Count how many lines include "this" and answer with that number only.

━━━━━ Material to process ━━━━━

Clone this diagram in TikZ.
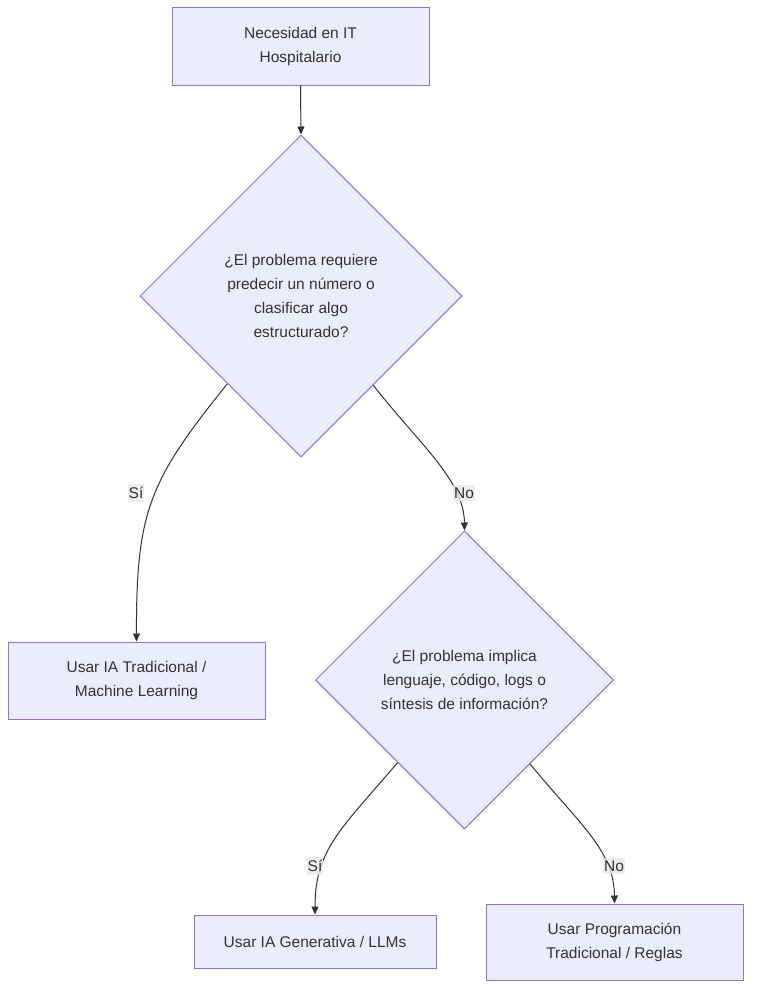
\documentclass[tikz,border=0pt]{standalone}
\usepackage{fontspec}
\setmainfont{Liberation Sans}
\usetikzlibrary{shapes.geometric,arrows.meta}
\definecolor{nodefill}{HTML}{ECECFF}
\definecolor{nodeline}{HTML}{9370DB}
\definecolor{txt}{HTML}{333333}
\definecolor{edge}{HTML}{333333}
\definecolor{lblbg}{HTML}{E8E8E8}
\tikzset{
  box/.style={draw=nodeline, fill=nodefill, line width=1pt, rectangle, inner sep=0pt, text=txt, align=center, font=\fontsize{15.5}{24}\selectfont},
  decision/.style={draw=nodeline, fill=nodefill, line width=1pt, diamond, aspect=1, inner sep=0pt, minimum width=#1, minimum height=#1, text=txt, align=center, font=\fontsize{15.5}{24}\selectfont},
  conn/.style={draw=edge, line width=1pt, -{Triangle[length=8pt,width=7pt]}},
  lbl/.style={fill=lblbg, fill opacity=0.8, text opacity=1, text=txt, inner xsep=1pt, inner ysep=3pt, font=\fontsize{15.5}{18}\selectfont}
}
\begin{document}
\begin{tikzpicture}[x=1pt,y=-1pt]
\useasboundingbox (0,0) rectangle (759,998);
\node[box, minimum width=257pt, minimum height=77pt] (start) at (300.5,46.5) {Necesidad en IT\\Hospitalario};
\node[decision=322pt] (d1) at (301,296) {¿El problema requiere\\predecir un número o\\clasificar algo\\estructurado?};
\node[box, minimum width=257pt, minimum height=77pt] (ml) at (136.5,680.5) {Usar IA Tradicional /\\Machine Learning};
\node[decision=298pt] (d2) at (464.5,680) {¿El problema implica\\lenguaje, código, logs o\\síntesis de información?};
\node[box, minimum width=242pt, minimum height=53pt] (gen) at (315,941.5) {Usar IA Generativa / LLMs};
\node[box, minimum width=257pt, minimum height=76pt] (prog) at (614.5,942) {Usar Programación\\Tradicional / Reglas};

\draw[conn] (start.south) -- (d1.north);
\draw[conn] (d1.230.6) .. controls (150,480) and (136,510) .. (ml.north);
\draw[conn] (d1.309.4) .. controls (420,445) and (464,480) .. (d2.north);
\draw[conn] (d2.231.3) .. controls (340,830) and (315,850) .. (gen.north);
\draw[conn] (d2.308.7) .. controls (580,825) and (614,850) .. (prog.north);

\node[lbl] (l1) at (136,493) {Sí};
\node[lbl] (l2) at (464,493) {No};
\node[lbl] (l3) at (315,866) {Sí};
\node[lbl] (l4) at (614,866) {No};
\end{tikzpicture}
\end{document}
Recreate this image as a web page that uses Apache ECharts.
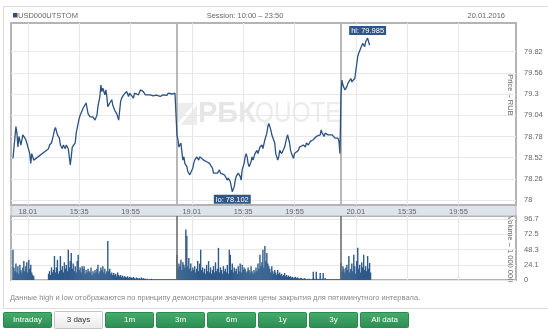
<!DOCTYPE html>
<html>
<head>
<meta charset="utf-8">
<script src="https://cdn.jsdelivr.net/npm/echarts@6/dist/echarts.min.js"></script>
<style>
html,body{margin:0;padding:0;background:#fff;}
#chart{width:548px;height:331px;}
</style>
</head>
<body>
<div id="chart"></div>
<script>
// Trading session 10:00 – 23:50, measured in minutes from the session open
const SESSION_MINUTES = 830;
const tickMinutes = [75, 335, 595];             // 11:15, 15:35, 19:55
const tickLabels = ['18.01', '15:35', '19:55', '19.01', '15:35', '19:55', '20.01', '15:35', '19:55'];
const priceTicks = [78, 78.26, 78.52, 78.78, 79.04, 79.3, 79.56, 79.82];
const volumeTicks = [0, 24.1, 48.3, 72.5, 96.7];
const buttonLabels = ['Intraday', '3 days', '1m', '3m', '6m', '1y', '3y', 'All data'];

// Close prices (minute of session, RUB)
const day1Minutes = [0,15,20,25,30,40,50,60,65,70,85,90,95,105,180,185,195,205,210,215,225,235,240,250,255,265,270,280,285,290,295,300,310,315,320,330,335,340,350,355,365,370,375,380,390,400,405,415,425,430,440,445,450,455,465,470,475,480,490,500,505,515,525,535,540,545,550,560,565,575,585,590,600,610,615,625,635,645,650,660,670,675,695,710,725,745,760,770,780,785,795,805,810,820,825];
const day1Prices = [78.51,78.90,78.82,78.65,78.78,78.675,78.80,78.82,78.74,78.70,78.57,78.45,78.57,78.49,78.63,78.675,78.70,78.80,78.86,78.89,78.80,78.76,78.675,78.63,78.675,78.63,78.675,78.63,78.53,78.43,78.53,78.65,78.63,78.70,78.82,78.94,79.00,79.04,79.02,79.125,79.145,79.19,79.125,79.06,79.02,79.04,79.02,78.98,79.04,79.145,79.27,79.41,79.33,79.37,79.29,79.35,79.27,79.145,79.19,79.23,79.166,79.10,79.06,78.98,79.10,79.21,79.25,79.29,79.31,79.33,79.27,79.31,79.29,79.25,79.31,79.33,79.29,79.35,79.37,79.33,79.29,79.30,79.29,79.276,79.285,79.27,79.29,79.31,79.285,79.31,79.33,79.30,79.29,79.31,79.29];

const day2Minutes = [0,5,10,20,25,30,35,40,50,55,65,75,80,85,90,100,110,115,125,135,140,150,160,165,175,180,185,195,205,215,220,230,240,250,255,260,270,275,280,290,295,300,310,320,325,330,340,345,350,355,360,365,375,380,385,395,405,410,420,430,435,445,455,460,465,475,480,490,495,500,510,515,520,530,540,545,555,560,570,575,580,590,595,605,615,620,630,640,650,655,665,675,680,690,700,705,715,725,730,735,745,750,755,765,775,785,790,800,810,815,820,825];
const day2Prices = [78.80,78.74,78.65,78.70,78.59,78.49,78.53,78.45,78.41,78.35,78.31,78.29,78.39,78.45,78.49,78.53,78.49,78.53,78.51,78.49,78.51,78.47,78.49,78.45,78.47,78.39,78.33,78.35,78.33,78.37,78.33,78.335,78.31,78.29,78.245,78.27,78.225,78.205,78.102,78.165,78.245,78.29,78.33,78.29,78.245,78.37,78.45,78.53,78.57,78.53,78.45,78.41,78.47,78.53,78.49,78.57,78.61,78.57,78.65,78.675,78.63,78.74,78.82,78.90,78.94,78.86,78.80,78.78,78.70,78.57,78.49,78.53,78.61,78.57,78.59,78.65,78.76,78.80,78.70,78.61,78.57,78.51,78.57,78.59,78.61,78.65,78.63,78.675,78.65,78.70,78.675,78.72,78.70,78.74,78.76,78.78,78.76,78.80,78.86,78.82,78.78,78.82,78.84,78.80,78.82,78.80,78.78,78.76,78.74,78.76,78.72,78.57];

const day3Minutes = [0,5,10,15,20,30,35,40,50,55,60,70,80,85,90,95,100,105,110,120,125,135,140,145];
const day3Prices = [79.27,79.47,79.41,79.43,79.35,79.39,79.43,79.45,79.49,79.45,79.47,79.49,79.51,79.76,79.80,79.82,79.86,79.84,79.92,79.88,79.94,79.985,79.94,79.90];

// Volume, millions USD per 5-minute bar (null = no trades)
const day1Volume = [48,20,14,26,12,22,10,24,16,12,20,30,14,22,28,12,32,18,24,12,8,6,
  null,null,null,null,null,null,null,null,null,null,null,null,null,null,
  10,14,8,20,12,16, 38,12,20,32,10,14, 38,16,22,12,28,18, 24,14,48,20,30,43,
  18,26,14,22,12,30, 40,16,20,12,22,18, 22,10,16,12,18,14, 12,20,8,14,10,16,
  12,18,24,10,14,20, 16,22,12,18,10,14, 62,14,18,10,12,8, 11,8,10,6,12,8,
  6,8,5,7,4,6, 5,4,6,3,5,4, 4,3,5,3,2,4, 3,2,3,2,4,2, 3,2,2,1,2,1,
  1,1,2,1,1,1, 1,1,1,1,1,1, 1,1,1,1,1,1, 1,1,1,1,1,1, 1,1,1,1];
const day2Volume = [40,18,26,22,32,16, 28,24,20,80,70,22, 35,18,26,14,20,16, 22,12,18,30,14,26,
  48,16,20,12,18,10, 24,14,30,12,20,10, 16,22,12,28,14,18, 51,12,20,16,10,22,
  14,18,12,24,10,48, 40,16,26,12,20,14, 18,10,22,14,26,12, 24,16,20,18,12,14,
  20,16,12,22,14,10, 16,12,20,14,26,18, 40,22,28,48,20,54, 30,43,26,22,18,12,
  22,14,10,16,12,8, 16,10,12,8,10,6, 8,11,6,8,5,7, 5,6,4,5,3,4,
  5,3,4,3,2,3, 3,2,2,3,2,1, 2,1,2,1,1,2, 13,2,1,13,2,1, 2,11,1,2,11,1,
  3,1,1,1,1,1, 1,1,1,1,1,1, 1,1,1,1];
const day3Volume = [27,14,22,18,12,20,24,16,38,12,18,26,14,40,22,10,30,51,18,24,12,28,20,40,16,22,14,38,18,27,12];

const dayMinutes = [day1Minutes, day2Minutes, day3Minutes];
const dayPrices = [day1Prices, day2Prices, day3Prices];
const dayVolumes = [day1Volume, day2Volume, day3Volume];

const priceData = [];
dayMinutes.forEach((mins, d) => mins.forEach((m, i) => priceData.push([d * SESSION_MINUTES + m, dayPrices[d][i]])));
const volumeData = [];
dayVolumes.forEach((vols, d) => vols.forEach((v, i) => { if (v !== null) volumeData.push([d * SESSION_MINUTES + i * 5, v]); }));

const xTickValues = [];
for (let d = 0; d < 3; d++) tickMinutes.forEach(t => xTickValues.push(d * SESSION_MINUTES + t));
const daySeparators = [SESSION_MINUTES, 2 * SESSION_MINUTES];

let hiIdx = 0, loIdx = 0;
priceData.forEach((p, i) => {
  if (p[1] > priceData[hiIdx][1]) hiIdx = i;
  if (p[1] < priceData[loIdx][1]) loIdx = i;
});

const FONT = 'Liberation Sans';
const TXT = '#666';
const GRID_LINE = '#e8e8e8';
const FRAME = '#b4b4b4';

const chart = echarts.init(document.getElementById('chart'), null, {renderer: 'canvas'});

function xAxisFor(gridIndex, showLabels) {
  return {
    type: 'value', gridIndex, min: -10, max: 2546,
    axisLine: {show: false}, axisTick: {show: false, customValues: xTickValues},
    splitLine: {show: true, lineStyle: {color: GRID_LINE, width: 1}},
    axisLabel: {
      show: showLabels, customValues: xTickValues, margin: 3,
      fontFamily: FONT, fontSize: 7.5, color: TXT,
      formatter: v => tickLabels[xTickValues.indexOf(v)]
    }
  };
}

const buttons = buttonLabels.map((label, i) => {
  const active = i === 1;
  return {
    type: 'group', left: 3 + i * 51, top: active ? 311 : 312,
    children: [
      {type: 'rect', shape: {x: 0, y: 0, width: 48, height: active ? 17 : 15, r: 1},
        style: active
          ? {fill: new echarts.graphic.LinearGradient(0, 0, 0, 1, [{offset: 0, color: '#ffffff'}, {offset: 1, color: '#e9e9e9'}]), stroke: '#c4c4c4', lineWidth: 1}
          : {fill: new echarts.graphic.LinearGradient(0, 0, 0, 1, [{offset: 0, color: '#47ad6c'}, {offset: 1, color: '#2c8c52'}]), stroke: '#2a8a50', lineWidth: 1}},
      {type: 'text', x: 24, y: active ? 8.5 : 7.5,
        style: {text: label, fill: active ? '#333' : '#fff', font: '8px "' + FONT + '"', align: 'center', verticalAlign: 'middle'}}
    ]
  };
});

chart.setOption({
  animation: false,
  backgroundColor: '#fff',
  grid: [
    {left: 11, right: 32, top: 23, height: 182, show: true, borderColor: FRAME, borderWidth: 2, backgroundColor: 'transparent'},
    {left: 11, right: 32, top: 216, height: 64, show: true, borderColor: FRAME, borderWidth: 2, backgroundColor: 'transparent'}
  ],
  xAxis: [xAxisFor(0, true), xAxisFor(1, false)],
  yAxis: [
    {type: 'value', gridIndex: 0, position: 'right', min: 77.94, max: 80.17,
      axisLine: {show: false}, axisTick: {show: false, customValues: priceTicks},
      splitLine: {show: true, lineStyle: {color: GRID_LINE}},
      axisLabel: {customValues: priceTicks, margin: 8, fontFamily: FONT, fontSize: 7.5, color: TXT}},
    {type: 'value', gridIndex: 1, position: 'right', min: 0, max: 101.5,
      axisLine: {show: false}, axisTick: {show: false, customValues: volumeTicks},
      splitLine: {show: true, lineStyle: {color: GRID_LINE}},
      axisLabel: {customValues: volumeTicks, margin: 8, fontFamily: FONT, fontSize: 7.5, color: TXT}}
  ],
  graphic: [
    // panel borders
    {type: 'line', shape: {x1: 3, y1: 6.5, x2: 548, y2: 6.5}, style: {stroke: '#dcdcdc', lineWidth: 1}},
    {type: 'line', shape: {x1: 3.5, y1: 6, x2: 3.5, y2: 309}, style: {stroke: '#dcdcdc', lineWidth: 1}},
    {type: 'line', shape: {x1: 3, y1: 308.5, x2: 548, y2: 308.5}, style: {stroke: '#dcdcdc', lineWidth: 1}},
    // header
    {type: 'rect', shape: {x: 13, y: 13, width: 4.5, height: 4.5}, style: {fill: '#2f4f7f'}},
    {type: 'text', x: 18, y: 15.5, style: {text: 'USD000UTSTOM', font: '7.5px "' + FONT + '"', fill: TXT, verticalAlign: 'middle'}},
    {type: 'text', x: 245, y: 15.5, style: {text: 'Session: 10:00 \u2013 23:50', font: '7.5px "' + FONT + '"', fill: TXT, align: 'center', verticalAlign: 'middle'}},
    {type: 'text', x: 505, y: 15.5, style: {text: '20.01.2016', font: '7.5px "' + FONT + '"', fill: TXT, align: 'right', verticalAlign: 'middle'}},
    // watermark
    {type: 'group', z: 1, silent: true, children: [
      {type: 'rect', shape: {x: 178, y: 103, width: 19, height: 22}, style: {fill: '#ececec'}},
      {type: 'line', shape: {x1: 176, y1: 128, x2: 199, y2: 100}, style: {stroke: '#fff', lineWidth: 3}},
      {type: 'text', x: 198, y: 114, style: {text: 'РБК', font: 'bold 29px "' + FONT + '"', fill: '#e6e6e6', verticalAlign: 'middle'}},
      {type: 'text', x: 255, y: 114, scaleX: 0.84, style: {text: 'QUOTE', font: '29px "' + FONT + '"', fill: '#ececec', verticalAlign: 'middle'}}
    ]},
    // band holding the time labels
    {type: 'rect', z: 0, shape: {x: 11, y: 205.5, width: 505, height: 10.5}, style: {fill: '#dde4eb', stroke: FRAME, lineWidth: 1}},
    // axis titles
    {type: 'text', x: 510, y: 95, rotation: -Math.PI / 2, style: {text: 'Price \u2013 RUB', font: '7.5px "' + FONT + '"', fill: TXT, align: 'center', verticalAlign: 'middle'}},
    {type: 'text', x: 510, y: 249, rotation: -Math.PI / 2, style: {text: 'Volume \u2013 1 000 000', font: '7.5px "' + FONT + '"', fill: TXT, align: 'center', verticalAlign: 'middle'}},
    // note
    {type: 'text', x: 10, y: 298, style: {text: 'Данные high и low отображаются по принципу демонстрации значения цены закрытия для пятиминутного интервала.', font: '7.5px "' + FONT + '"', fill: '#8a8a8a', verticalAlign: 'middle'}}
  ].concat(buttons),
  series: [
    {
      type: 'line', xAxisIndex: 0, yAxisIndex: 0, data: priceData,
      showSymbol: false, symbol: 'none', z: 3,
      lineStyle: {color: '#2c5282', width: 1.3},
      markLine: {
        silent: true, symbol: ['none', 'none'], label: {show: false}, z: 2,
        lineStyle: {color: '#b8b8b8', width: 2, type: 'solid'},
        data: daySeparators.map(x => ({xAxis: x}))
      },
      markPoint: {
        symbol: 'rect', symbolSize: 0, silent: true,
        label: {
          show: true, color: '#fff', backgroundColor: '#2e5687', fontFamily: FONT, fontSize: 7.5,
          padding: [1, 2, 0, 2], distance: 3
        },
        data: [
          {coord: priceData[hiIdx], value: priceData[hiIdx][1], label: {position: 'top', formatter: p => 'hi: ' + p.value}},
          {coord: priceData[loIdx], value: priceData[loIdx][1], label: {position: 'bottom', formatter: p => 'lo: ' + p.value}}
        ]
      }
    },
    {
      type: 'bar', xAxisIndex: 1, yAxisIndex: 1, data: volumeData,
      barWidth: 1.4, itemStyle: {color: '#2d5a8a'},
      markLine: {
        silent: true, symbol: ['none', 'none'], label: {show: false},
        lineStyle: {color: '#666', width: 1.5, type: 'solid'},
        data: daySeparators.map(x => ({xAxis: x}))
      }
    }
  ]
});
</script>
</body>
</html>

━━━━━

Full solution ::
2